Objectives: Inflammation and platelet aggregation and activation are key processes in the initiation of a cardiovascular event. Patients with metabolic syndrome have a high risk of cardiovascular events. This study determined whether small and medium doses of aspirin have anti-inflammation and antiplatelet aggregation effects in patients with metabolic syndrome.
Methods: One hundred and twenty-one consecutive patients with metabolic syndrome were randomized into three groups, receiving 100 mg/day of aspirin, 300 mg/day of aspirin or a placebo, respectively, for 2 weeks. The blood levels of thromboxane B2 (TXB2), a stable product of the platelet aggregation mediator TXA2, 6-keto-prostaglandin F1-alpha (6-keto-PGF1-alpha), a stable product of the endogenous cyclooxygenase metabolite prostaglandin I2, and inflammatory mediators including high-sensitivity C-reactive protein (hs-CRP), tumour necrosis factor-alpha (TNF-alpha) and interleukin-6 (IL-6), were determined by ELISA and radioimmunoassay.

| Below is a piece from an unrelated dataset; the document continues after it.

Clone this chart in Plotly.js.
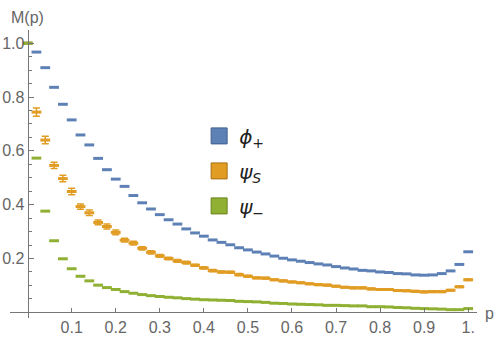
<!DOCTYPE html>
<html>
<head>
<meta charset="utf-8">
<script src="https://cdn.plot.ly/plotly-3.0.1.min.js"></script>
<style>
  html, body { margin: 0; padding: 0; background: #fff; }
  #chart { width: 500px; height: 338px; }
</style>
</head>
<body>
<div id="chart"></div>
<script>
// p values of the measured points
const p = [0, 0.02, 0.04, 0.06, 0.08, 0.10, 0.12, 0.14, 0.16, 0.18,
           0.20, 0.22, 0.24, 0.26, 0.28, 0.30, 0.32, 0.34, 0.36, 0.38,
           0.40, 0.42, 0.44, 0.46, 0.48, 0.50, 0.52, 0.54, 0.56, 0.58,
           0.60, 0.62, 0.64, 0.66, 0.68, 0.70, 0.72, 0.74, 0.76, 0.78,
           0.80, 0.82, 0.84, 0.86, 0.88, 0.90, 0.92, 0.94, 0.96, 0.98, 1.0];

const phiPlus = [1.0, 0.967, 0.909, 0.836, 0.773, 0.715, 0.659, 0.622, 0.572, 0.530,
                 0.495, 0.468, 0.434, 0.407, 0.384, 0.363, 0.344, 0.328, 0.310, 0.295,
                 0.283, 0.269, 0.260, 0.251, 0.240, 0.232, 0.224, 0.217, 0.209, 0.201,
                 0.195, 0.190, 0.185, 0.180, 0.176, 0.170, 0.165, 0.161, 0.156, 0.154,
                 0.150, 0.148, 0.144, 0.143, 0.139, 0.138, 0.139, 0.144, 0.154, 0.178, 0.225];

const psiS = [1.0, 0.744, 0.640, 0.546, 0.497, 0.449, 0.393, 0.370, 0.334, 0.319,
              0.297, 0.268, 0.257, 0.238, 0.223, 0.210, 0.200, 0.191, 0.185, 0.175,
              0.165, 0.155, 0.150, 0.149, 0.140, 0.134, 0.128, 0.127, 0.121, 0.117,
              0.113, 0.110, 0.106, 0.103, 0.101, 0.097, 0.093, 0.091, 0.091, 0.087,
              0.085, 0.085, 0.081, 0.080, 0.078, 0.076, 0.077, 0.077, 0.082, 0.095, 0.121];

const psiSErr = [0, 0.015, 0.014, 0.012, 0.012, 0.012, 0.010, 0.010, 0.009, 0.009,
                 0.009, 0.007, 0.007, 0.006, 0.006, 0.005, 0.005, 0.005, 0.005, 0.004,
                 0.004, 0.004, 0.004, 0.004, 0.004, 0.004, 0.003, 0.003, 0.003, 0.003,
                 0.003, 0.003, 0.003, 0.003, 0.003, 0.003, 0.003, 0.003, 0.003, 0.003,
                 0.003, 0.003, 0.003, 0.003, 0.003, 0.003, 0.003, 0.003, 0.003, 0.003, 0.003];

const psiMinus = [1.0, 0.573, 0.376, 0.266, 0.199, 0.162, 0.134, 0.117, 0.101, 0.092,
                  0.085, 0.077, 0.071, 0.066, 0.062, 0.059, 0.056, 0.054, 0.051, 0.049,
                  0.047, 0.046, 0.045, 0.044, 0.041, 0.040, 0.039, 0.037, 0.034, 0.033,
                  0.031, 0.030, 0.029, 0.028, 0.026, 0.026, 0.025, 0.024, 0.024, 0.021,
                  0.021, 0.020, 0.018, 0.017, 0.015, 0.014, 0.013, 0.012, 0.010, 0.010, 0.014];

const xTicks = [0.1, 0.2, 0.3, 0.4, 0.5, 0.6, 0.7, 0.8, 0.9, 1.0];
const xTickText = ['0.1', '0.2', '0.3', '0.4', '0.5', '0.6', '0.7', '0.8', '0.9', '1.'];
const yTicks = [0.2, 0.4, 0.6, 0.8, 1.0];
const yTickText = ['0.2', '0.4', '0.6', '0.8', '1.0'];
const yMinor = [0.05, 0.1, 0.15, 0.25, 0.3, 0.35, 0.45, 0.5, 0.55, 0.65, 0.7, 0.75, 0.85, 0.9, 0.95, 1.05];

const names = ['<i>ϕ</i><sub>+</sub>', '<i>ψ</i><sub><i>S</i></sub>', '<i>ψ</i><sub>−</sub>'];
const colors = ['#5e81b5', '#e19c24', '#8fb032'];
const edges = ['#3f5f8f', '#a86f10', '#66831c'];

const xRange = [-0.04, 1.02];
const yRange = [-0.021, 1.049];

function dashes(y, i, err) {
    let t = {
        x: p,
        y: y,
        type: 'scatter',
        mode: 'markers',
        showlegend: false,
        hoverinfo: 'x+y',
        marker: {
            symbol: 'line-ew',
            size: 7,
            color: colors[i],
            line: { color: colors[i], width: 3 }
        }
    };
    if (err) {
        t.error_y = {
            type: 'data',
            array: err,
            visible: true,
            color: colors[i],
            thickness: 1.5,
            width: 3.5
        };
    }
    return t;
}

// legend-only entries with square swatches
function swatch(i) {
    return {
        x: [null],
        y: [null],
        type: 'scatter',
        mode: 'markers',
        name: names[i],
        legendgroup: 'g' + i,
        marker: {
            symbol: 'square',
            size: 16,
            color: colors[i],
            line: { color: edges[i], width: 1 }
        }
    };
}

let data = [
    dashes(phiPlus, 0),
    dashes(psiS, 1, psiSErr),
    dashes(psiMinus, 2),
    swatch(0), swatch(1), swatch(2)
];

let axisFont = { family: 'Liberation Sans, Arial, sans-serif', size: 16, color: '#666' };
let axisGray = '#777';

let layout = {
    width: 500,
    height: 338,
    margin: { l: 10, r: 23, t: 30, b: 20 },
    paper_bgcolor: '#fff',
    plot_bgcolor: '#fff',
    showlegend: true,
    legend: {
        x: 0.405,
        y: 0.70,
        xanchor: 'left',
        yanchor: 'top',
        traceorder: 'grouped',
        tracegroupgap: 6,
        bgcolor: 'rgba(0,0,0,0)',
        font: { family: 'DejaVu Sans, sans-serif', size: 20, color: '#222' }
    },
    xaxis: {
        range: xRange,
        anchor: 'free',
        position: (0 - yRange[0]) / (yRange[1] - yRange[0]),
        showgrid: false,
        zeroline: false,
        showline: true,
        linecolor: axisGray,
        linewidth: 1,
        ticks: 'inside',
        ticklen: 4,
        tickcolor: axisGray,
        tickmode: 'array',
        tickvals: xTicks,
        ticktext: xTickText,
        tickfont: axisFont
    },
    yaxis: {
        range: yRange,
        anchor: 'free',
        position: (0 - xRange[0]) / (xRange[1] - xRange[0]),
        showgrid: false,
        zeroline: false,
        showline: true,
        linecolor: axisGray,
        linewidth: 1,
        ticks: 'inside',
        ticklen: 5,
        tickcolor: axisGray,
        tickmode: 'array',
        tickvals: yTicks,
        ticktext: yTickText,
        tickfont: axisFont,
        minor: {
            tickmode: 'array',
            tickvals: yMinor,
            ticks: 'inside',
            ticklen: 3,
            tickcolor: axisGray,
            showgrid: false
        }
    },
    annotations: [
        {
            text: 'M(p)', xref: 'paper', yref: 'paper', x: -0.002, y: 1.0,
            xanchor: 'left', yanchor: 'bottom', yshift: 2, showarrow: false,
            font: axisFont
        },
        {
            text: 'p', xref: 'paper', yref: 'paper', x: 1.0,
            y: (0 - yRange[0]) / (yRange[1] - yRange[0]),
            xanchor: 'left', yanchor: 'middle', xshift: 6, yshift: -1, showarrow: false,
            font: axisFont
        }
    ]
};

Plotly.newPlot('chart', data, layout, { staticPlot: true });
</script>
</body>
</html>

Key findings: The blood levels of hs-CRP, TNF-alpha, IL-6 and TXB2 were significantly decreased after 2 weeks of treatment with 300 mg/day of aspirin. Patients who received 100 mg/day of aspirin had decreased blood levels of hs-CRP and TXB2. The blood level of IL-6 in the 300 mg/day aspirin group was significantly lower than that in the other two groups after 2 weeks of therapy. Aspirin at either dose did not affect the blood level of 6-keto-PGF1-alpha.
Conclusions: Aspirin at all doses suppresses the blood levels of inflammatory markers and the platelet aggregation mediator TXA2 in Chinese patients with metabolic syndrome. Since the suppression induced by 300 mg/day of aspirin was greater than that induced by 100 mg/day of aspirin, these data suggest that 300 mg/day of aspirin may be beneficial in decreasing the risk of cardiovascular events in Chinese patients with metabolic syndrome.